しかし自分が破壊神を蘇らせたことで、その後の天使の介入を許すことになってしまったため「全人類に対する自分の罪は、死んだくらいでは贖えない」と自責しており、上述の「エリヤ」としての覚醒や行動に繋がっていく。
その他
父親の不在による「自分は誰からも必要とされない存在である」という自己否定や「許されるはずがない」と認識していた過去の罪悪感を、彼にとっての父性の象徴であるダーク・シュナイダーが「お前が必要だ」「俺が許してやる」と受け入れることで救済された、ある意味作中最も報われた人物である。
母親のトラウマから解放される様子も、作中できちんと描かれている。
ちなみ破壊神に心を操られていた際は、部下の魔戦将軍たちにも結構酷いことをしているのだが、「カル様は別人のように変わってしまわれた…」とか言いつつも、みんな忠誠を捨てることなくカルに従い続け、カルが破壊神の元から帰還した際は、全員男泣き状態で喜んでいた。
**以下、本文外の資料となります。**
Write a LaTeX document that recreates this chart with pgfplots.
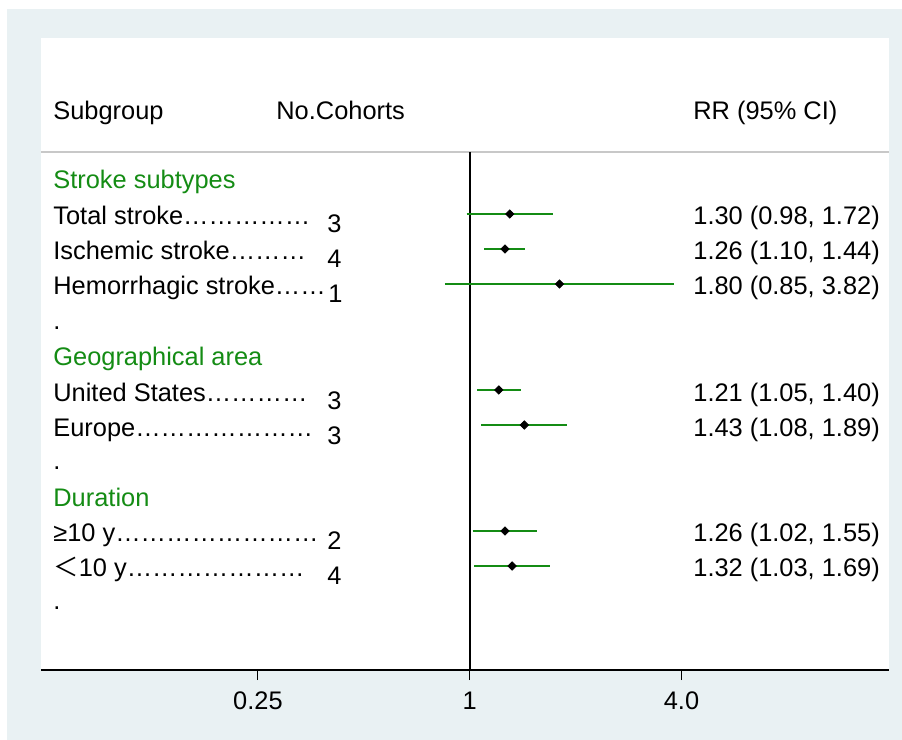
\documentclass[border=0pt]{standalone}
\usepackage{fontspec}
\setmainfont{Liberation Sans}
\newfontfamily\cjk{Noto Sans CJK SC}
\usepackage{pgfplots}
\pgfplotsset{compat=1.18}
\definecolor{bgblue}{RGB}{233,241,243}
\definecolor{sgreen}{RGB}{20,140,20}
\definecolor{lgray}{RGB}{200,200,200}
\newcommand\fs{\fontsize{12.7bp}{15bp}\selectfont}
\newcommand\el[1]{\foreach\i in {1,...,#1}{\char"2026}}
\begin{document}
\begin{tikzpicture}[font=\fs]
\fill[white] (-20.5bp,-35bp) rectangle (430.5bp,335bp);
\fill[bgblue] (-17bp,-35bp) rectangle (430.5bp,330.5bp);
\begin{axis}[
  at={(0,0)}, anchor=south west,
  scale only axis, width=424bp, height=316bp,
  xmode=log, log basis x=2,
  xmin=0.06043, xmax=15.56,
  ymin=-670, ymax=-38,
  axis x line*=bottom, axis y line=none,
  axis background/.style={fill=white},
  x axis line style={black, line width=1bp, -},
  xtick={0.25,1,4}, xticklabels={0.25,1,4.0},
  xtick align=outside, major tick length=5bp,
  minor xtick={},
  xtick style={black, line width=0.5bp},
  xticklabel style={font=\fs, yshift=-2.3bp},
  clip=false,
]
\draw[lgray, line width=0.75bp] (axis cs:0.06043,-152) -- (axis cs:15.56,-152);
\addplot[black, line width=0.8bp] coordinates {(1,-152) (1,-670)};
% confidence intervals
\addplot[sgreen, line width=1bp] coordinates {(0.98,-214) (1.72,-214)};
\addplot[sgreen, line width=1bp] coordinates {(1.10,-249) (1.44,-249)};
\addplot[sgreen, line width=1bp] coordinates {(0.85,-284) (3.82,-284)};
\addplot[sgreen, line width=1bp] coordinates {(1.05,-390) (1.40,-390)};
\addplot[sgreen, line width=1bp] coordinates {(1.08,-425) (1.89,-425)};
\addplot[sgreen, line width=1bp] coordinates {(1.02,-531) (1.55,-531)};
\addplot[sgreen, line width=1bp] coordinates {(1.03,-566) (1.69,-566)};
% point estimates
\addplot[only marks, mark=square*, mark size=1.45bp, mark options={rotate=45, fill=black, draw=black}]
  coordinates {(1.30,-214) (1.26,-249) (1.80,-284) (1.21,-390) (1.43,-425) (1.26,-531) (1.32,-566)};
\end{axis}
\begin{scope}[x=0.5bp, y=-0.5bp, shift={(-20.5bp,335bp)}, every node/.style={anchor=base west, inner sep=0pt}]
\node at (53,120) {Subgroup};
\node at (276,120) {No.Cohorts};
\node at (693,120) {RR (95\% CI)};
\node[text=sgreen] at (53,189) {Stroke subtypes};
\node at (53,225) {Total stroke\el{5}};
\node at (327,233) {3};
\node at (693,225) {1.30 (0.98, 1.72)};
\node at (53,260) {Ischemic stroke\el{3}};
\node at (327,268) {4};
\node at (693,260) {1.26 (1.10, 1.44)};
\node at (53,295) {Hemorrhagic stroke\el{2}};
\node at (328,303) {1};
\node at (693,295) {1.80 (0.85, 3.82)};
\node at (53,330) {.};
\node[text=sgreen] at (53,366) {Geographical area};
\node at (53,401.5) {United States\el{4}};
\node at (327,409.5) {3};
\node at (693,401.5) {1.21 (1.05, 1.40)};
\node at (53,436.5) {Europe\el{7}};
\node at (327,444.5) {3};
\node at (693,436.5) {1.43 (1.08, 1.89)};
\node at (53,470) {.};
\node[text=sgreen] at (53,507) {Duration};
\node at (53,542) {≥10 y\el{8}};
\node at (327,550) {2};
\node at (693,542) {1.26 (1.02, 1.55)};
\node at (53,577) {{\cjk ＜}10 y\el{7}};
\node at (327,585) {4};
\node at (693,577) {1.32 (1.03, 1.69)};
\node at (53,610) {.};
\end{scope}
\pgfresetboundingbox
\path (-20.5bp,-35bp) rectangle (430.5bp,335bp);
\end{tikzpicture}
\end{document}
実際問題、部下たち全員からも許されているし、すごく必要とされている。
ついでに汎人類連合を束ねようと頑張っている現在も、中央メタリオン4王家の支配権は引き続き掌握しているし、交渉で困るとラーズが仲裁に入って助けてくれるし、新キャラのエルフの皇女からも信頼を得ている様子だし、自暴自棄になると上述のようにネイが(間接的にD・Sも)励ましてもくれる。
魔戦将軍たちも変わらず従っているし、カル本人が苦しんでいる罪悪感は置いといて、色んな意味でやっぱり、作中最も報われ続けている人物である。